The goal is to get recruits and members pumped about being involved with your chapter. A smaller room also encourages people to engage in conversation more easily before you start to break the ice.
Get the right gear
In addition to the size of the room, you’ll want to make sure that your space provides access to the right tech equipment to host a quality meeting. Reference the checklist below to make sure your venue meets all of your criteria:
- A large projector and screen
- At least one microphone (if a larger space)
- Chairs and tables provided
- Ability to bring in food (if that is your plan)

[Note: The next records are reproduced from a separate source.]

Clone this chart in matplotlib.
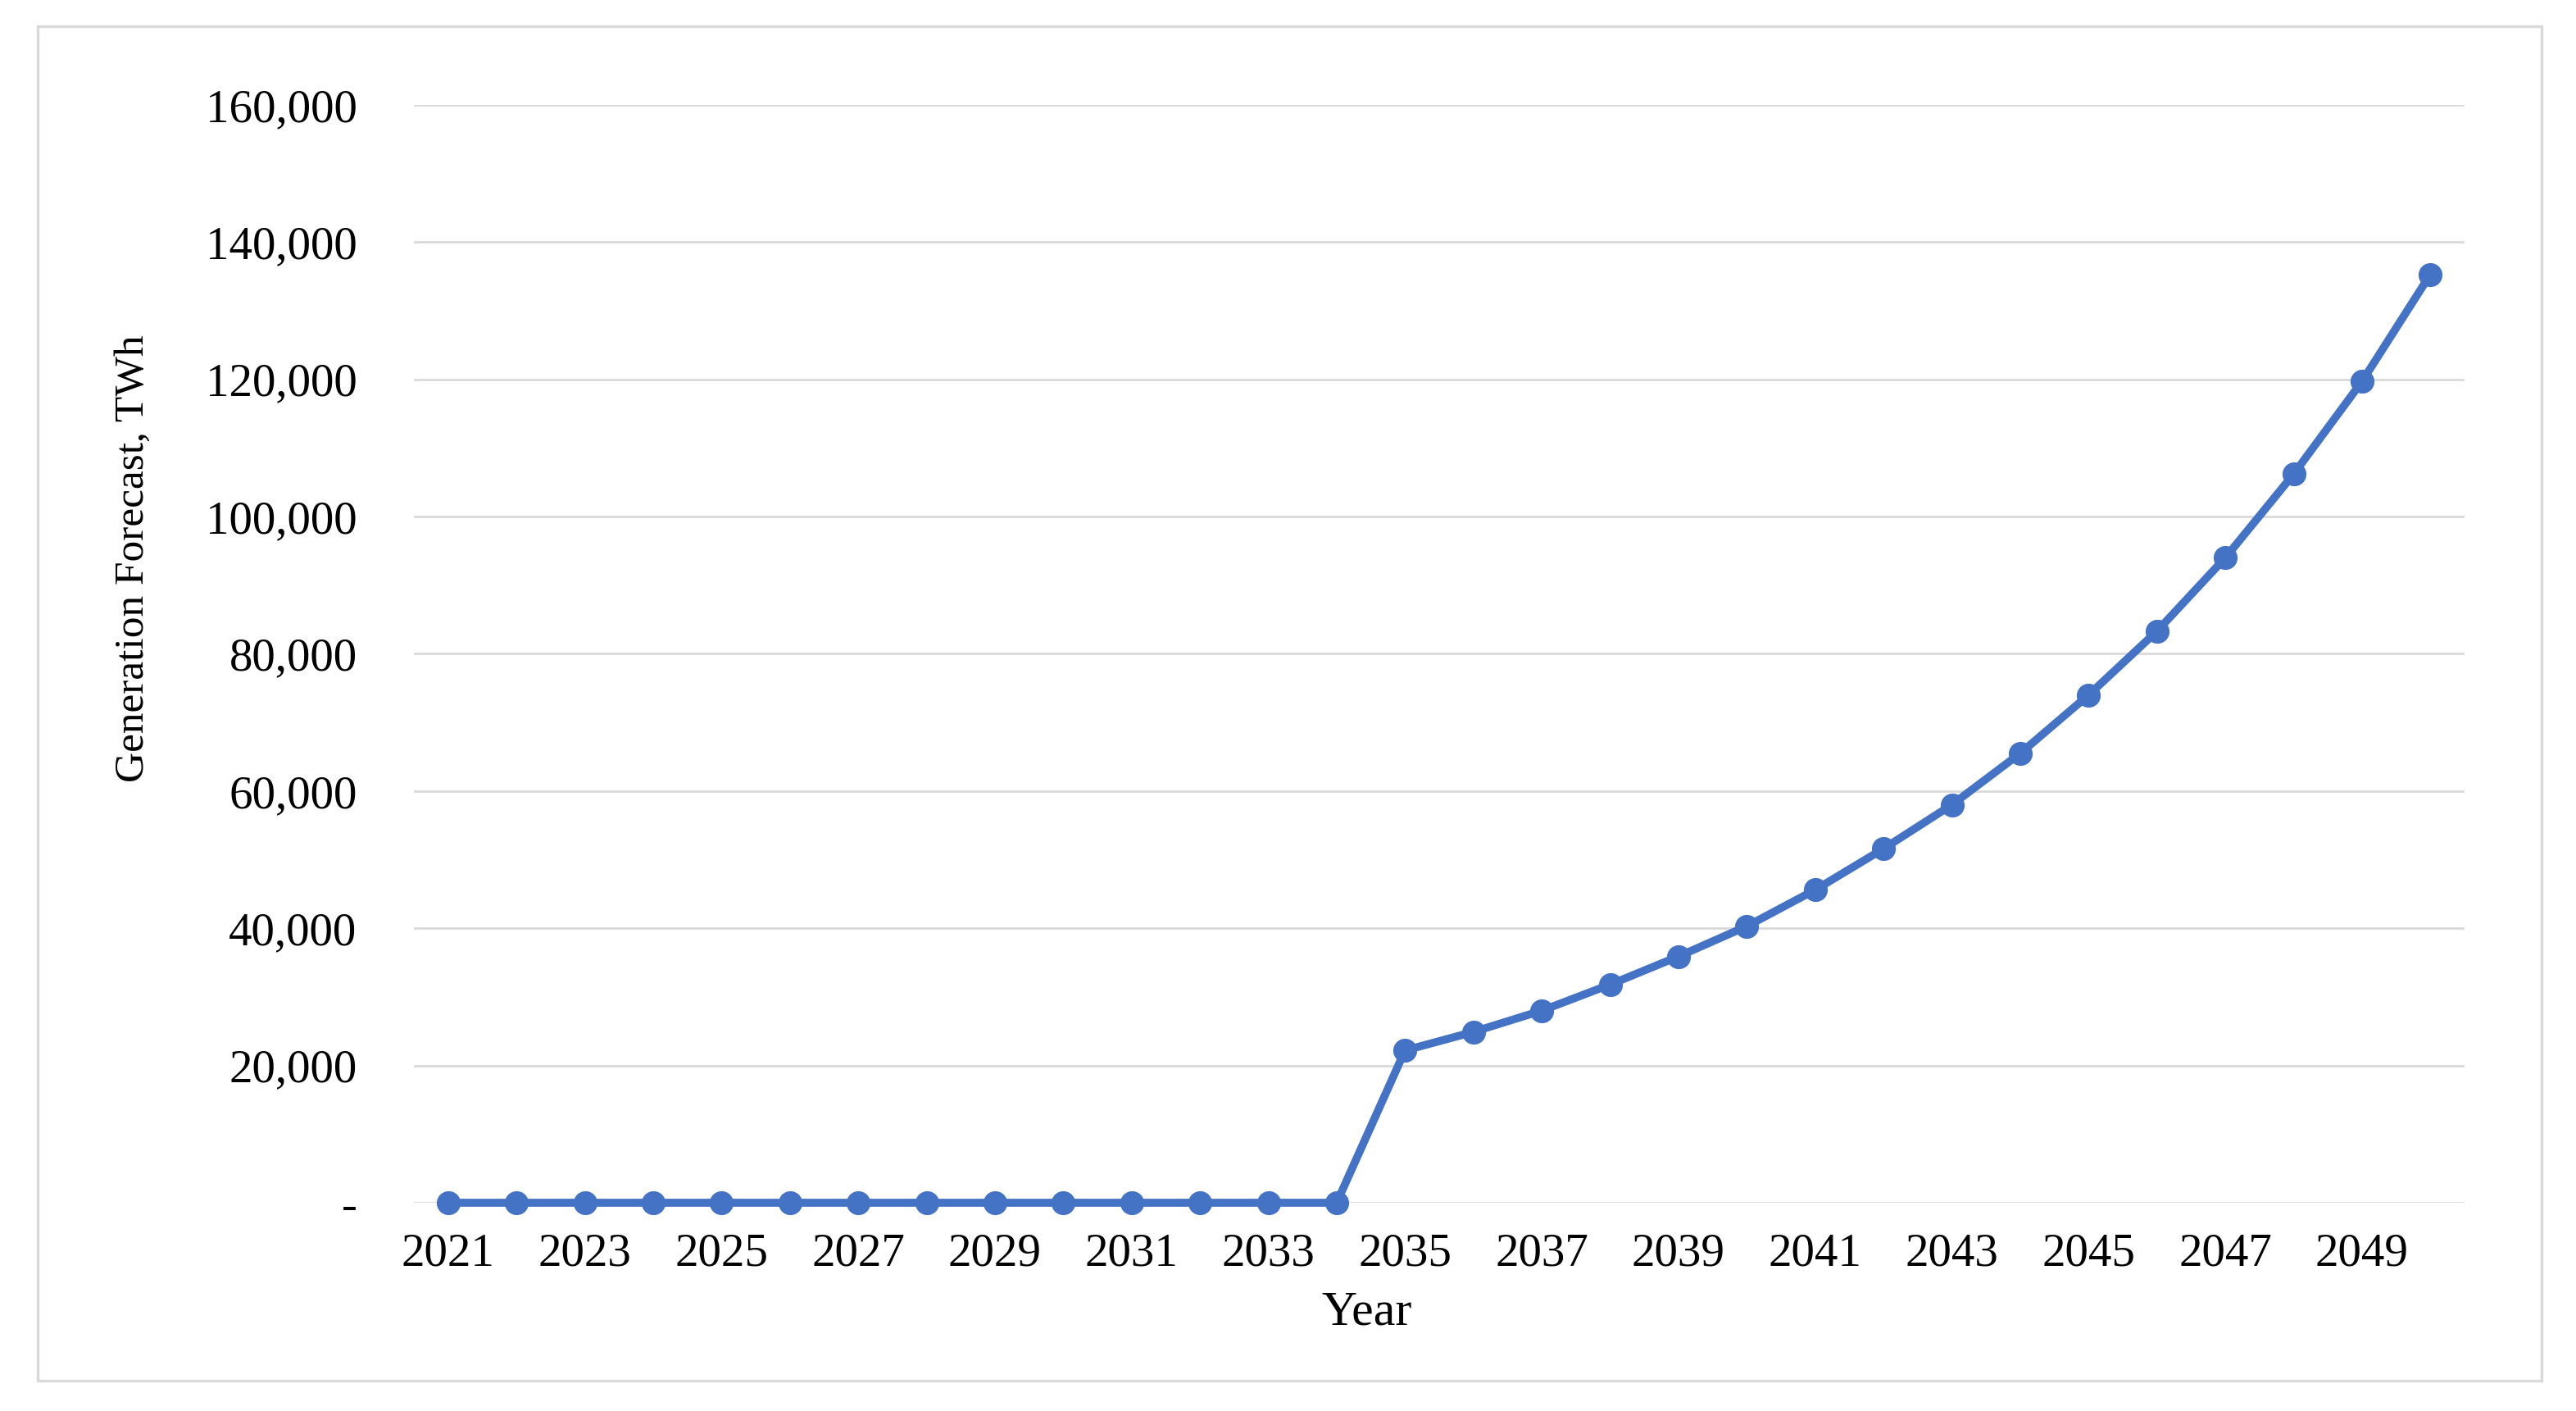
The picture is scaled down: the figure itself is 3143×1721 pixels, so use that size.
import matplotlib
matplotlib.use("Agg")
import matplotlib.pyplot as plt
from matplotlib.patches import Rectangle
from matplotlib.ticker import FixedLocator

years = list(range(2021, 2051))
generation = [0, 0, 0, 0, 0, 0, 0, 0, 0, 0, 0, 0, 0, 0,
              22200, 24900, 28000, 31800, 35900, 40300, 45600, 51600,
              58000, 65500, 74000, 83300, 94000, 106200, 119700, 135300]
y_ticks = [0, 20000, 40000, 60000, 80000, 100000, 120000, 140000, 160000]
y_tick_labels = ["-", "20,000", "40,000", "60,000", "80,000", "100,000",
                 "120,000", "140,000", "160,000"]
x_tick_years = list(range(2021, 2051, 2))

W, H = 3143, 1721
DPI = 200
plt.rcParams['font.family'] = ['Liberation Serif', 'DejaVu Serif']
FS = 20.5

fig = plt.figure(figsize=(W / DPI, H / DPI), dpi=DPI)
fig.patch.set_facecolor("white")

# outer chart border
fig.patches.append(Rectangle((46 / W, 1 - 1684 / H), (3101 - 46) / W, (1684 - 32) / H,
                             transform=fig.transFigure, fill=False,
                             edgecolor="#D9D9D9", linewidth=1.2))

ax = fig.add_axes([505 / W, 1 - 1467 / H, (3007 - 505) / W, (1467 - 128) / H])
ax.plot(years, generation, color="#4472C4", linewidth=3.5, marker="o",
        markersize=9.5, clip_on=False, zorder=3)

ax.set_xlim(2020.5, 2050.5)
ax.set_ylim(0, 160000)
ax.yaxis.set_major_locator(FixedLocator(y_ticks))
ax.set_yticklabels(y_tick_labels)
ax.set_xticks(x_tick_years)
ax.set_xticklabels([str(y) for y in x_tick_years])
ax.grid(axis="y", color="#D9D9D9", linewidth=1.0)
ax.set_axisbelow(True)
for s in ax.spines.values():
    s.set_visible(False)
ax.tick_params(axis="both", length=0, labelsize=FS, colors="black")
ax.tick_params(axis="x", pad=13)
ax.tick_params(axis="y", pad=25)

fig.text(163 / W, 1 - 681 / H, "Generation Forecast, TWh", rotation=90,
         ha="center", va="center", fontsize=18.5)
fig.text(1668 / W, 1 - 1602 / H, "Year", ha="center", va="center", fontsize=21.5)

fig.savefig("out.png", dpi=DPI, facecolor="white")
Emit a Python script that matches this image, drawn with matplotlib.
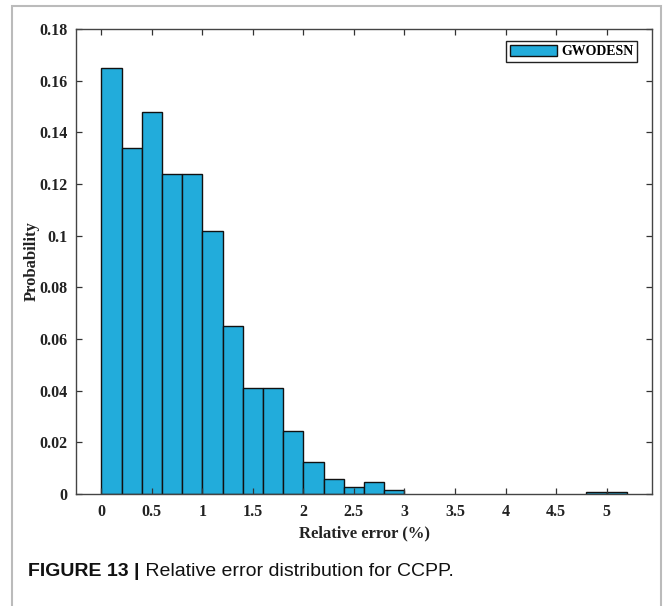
import matplotlib.pyplot as plt
from matplotlib.patches import Rectangle

# ================================
# data
# ================================
bin_left = [0.0, 0.2, 0.4, 0.6, 0.8, 1.0, 1.2, 1.4, 1.6, 1.8,
            2.0, 2.2, 2.4, 2.6, 2.8, 4.8, 5.0]
probability = [0.165, 0.134, 0.148, 0.124, 0.124, 0.102, 0.065, 0.041, 0.041, 0.0245,
               0.0125, 0.0058, 0.0027, 0.0047, 0.0016, 0.0008, 0.0008]
bin_width = 0.2
x_ticks = [0, 0.5, 1, 1.5, 2, 2.5, 3, 3.5, 4, 4.5, 5]
x_tick_labels = ["0", "0.5", "1", "1.5", "2", "2.5", "3", "3.5", "4", "4.5", "5"]
y_ticks = [0, 0.02, 0.04, 0.06, 0.08, 0.1, 0.12, 0.14, 0.16, 0.18]
y_tick_labels = ["0", "0.02", "0.04", "0.06", "0.08", "0.1", "0.12", "0.14", "0.16", "0.18"]
series_name = "GWODESN"
caption_bold = "FIGURE 13 |"
caption_text = " Relative error distribution for CCPP."

serif = "Liberation Serif"
sans = "Liberation Sans"
BAR_COLOR = "#22ACDB"

fig = plt.figure(figsize=(6.64, 6.06), dpi=100)
ax = fig.add_axes([0.1145, 0.1848, 0.8675, 0.7672])

ax.bar(bin_left, probability, width=bin_width, align="edge",
       color=BAR_COLOR, edgecolor="#111111", linewidth=1.0, label=series_name)

ax.set_xlim(-0.25, 5.45)
ax.set_ylim(0, 0.18)
ax.set_xticks(x_ticks)
ax.set_xticklabels(x_tick_labels)
ax.set_yticks(y_ticks)
ax.set_yticklabels(y_tick_labels)
ax.tick_params(direction="in", length=4, width=0.9, top=True, right=True,
               colors="#333333", labelcolor="#222222", pad=7)
ax.tick_params(axis="y", pad=6)
for lab in ax.get_xticklabels() + ax.get_yticklabels():
    lab.set_fontfamily(serif)
    lab.set_fontweight("bold")
    lab.set_fontsize(11.5)
for sp in ax.spines.values():
    sp.set_color("#444444")
    sp.set_linewidth(1.0)

ax.set_xlabel("Relative error (%)", fontfamily=serif, fontweight="bold",
              fontsize=12, color="#222222")
ax.set_ylabel("Probability", fontfamily=serif, fontweight="bold",
              fontsize=12, color="#222222")
ax.xaxis.set_label_coords(0.5, -0.068)
ax.yaxis.set_label_coords(-0.063, 0.5)

leg = ax.legend(loc="upper right", prop={"family": serif, "weight": "bold", "size": 10},
                handlelength=3.4, handleheight=0.9, handletextpad=0.3,
                borderpad=0.25, borderaxespad=0, fancybox=False, framealpha=1,
                bbox_to_anchor=(0.974, 0.974))
leg.get_frame().set_edgecolor("#222222")
leg.get_frame().set_linewidth(1.0)

# light grey frame around the figure panel (bottom runs off the image)
fig.patches.append(Rectangle((12 / 664, -0.05), (661 - 12) / 664, 1.05 - 6 / 606,
                             transform=fig.transFigure, fill=False,
                             edgecolor="#BBBBBB", linewidth=1.5))

# caption
t = fig.text(28 / 664, 1 - 572 / 606, caption_bold, fontfamily=sans,
             fontweight="bold", fontsize=14, va="center", ha="left", color="#111111")
fig.canvas.draw()
bb = t.get_window_extent()
fig.text(bb.x1 / fig.bbox.width, 1 - 572 / 606, caption_text,
         fontfamily=sans, fontsize=14, va="center", ha="left", color="#111111")

fig.savefig("out.png", dpi=100)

If you find a suitable space on campus for your attendance goal that does not have the proper equipment, ask your office of Student Life where you can reserve the equipment from.
Practice makes perfect: Do a “dry run”
Try to get into the room you will be hosting your meeting in a few days ahead of time to check all of your sound and AV. Don’t let a small slip up jeopardize your entire event. If possible, have someone from the university on standby in case anything goes wrong with the equipment during the real thing.
Time out how long you will take for opening remarks and Q&A following the presentation if that is your format. Your goal is get everyone out of the meeting within a reasonable time and to provide the most valuable experience possible.
Gather all meeting materials
- “Young Americans for Liberty” sign or banner to hang up
- Name tags for each attendee
- Sign-in forms to collect attendees’ names, email addresses and their phone numbers for future follow ups (don’t forget to send this information to your Regional Director so we can add all of your new members to your chapter page.)
- IT equipment and laptop (if needed)
- YAL promotional materials and swag (flyers, palm cards, bottle openers, and more)
- Snacks and drinks
The Meeting: cover your bases
Be sure to go over your checklist when you arrive:
- Sign-in table set up. Name tags ready for all attendees.
- Table set up with snacks and drinks.
- AV and sound double checked. DVD ready to play.
- Posters hung up, and YAL banner displayed.
Welcome all attendees
Always greet all attendees, start conversations between them, and answer their questions — it’s vital everyone feels comfortable. There will be attendees who show up to the informational meeting alone in an attempt to find an organization of their interest where they feel welcomed and connected with others. Make a serious effort to meet and get to know every attendee. Tell your existing members this, too, so they follow your example and provide a welcoming atmosphere for new attendees.
Tell your attendees a bit about why you wanted to host the event, but let the presentation speak for itself. Let them know that everyone will stick around for a few extra minutes after the meeting is over for informal discussion.
Don’t be the only one talking
No one is interested in coming to a meeting just to hear one person talk for the whole time. In order to increase the camaraderie in the room, get others talking (but keep the meeting running smoothly and on time).
Promote your next activity or event
After the presentation is over, remind your attendees of when your next meeting or event will be. Be prepared to stick around for awhile and finish meeting all attendees.
Encourage people to stick around and socialize. Consider hosting a social after the meeting to allow free discussion and a more comfortable atmosphere. Whatever you choose to do, just remember that no matter how great the meeting is, if they don’t feel welcomed or comfortable they will not return as members.
Keep following up!
Follow up with attendees by sending out an email thanking them for showing interest in YAL, encouraging them to join your chapter’s Facebook group, Upload all of your attendees’ information to your chapters’ member upload tool so they can confirm their membership.
Make sure that you get every attendee’s contact information before they leave the event so you can follow up with them and help them get engaged in other ways to promote free speech.
Use the Member Upload Tool to upload all your new members’ information to your chapter page.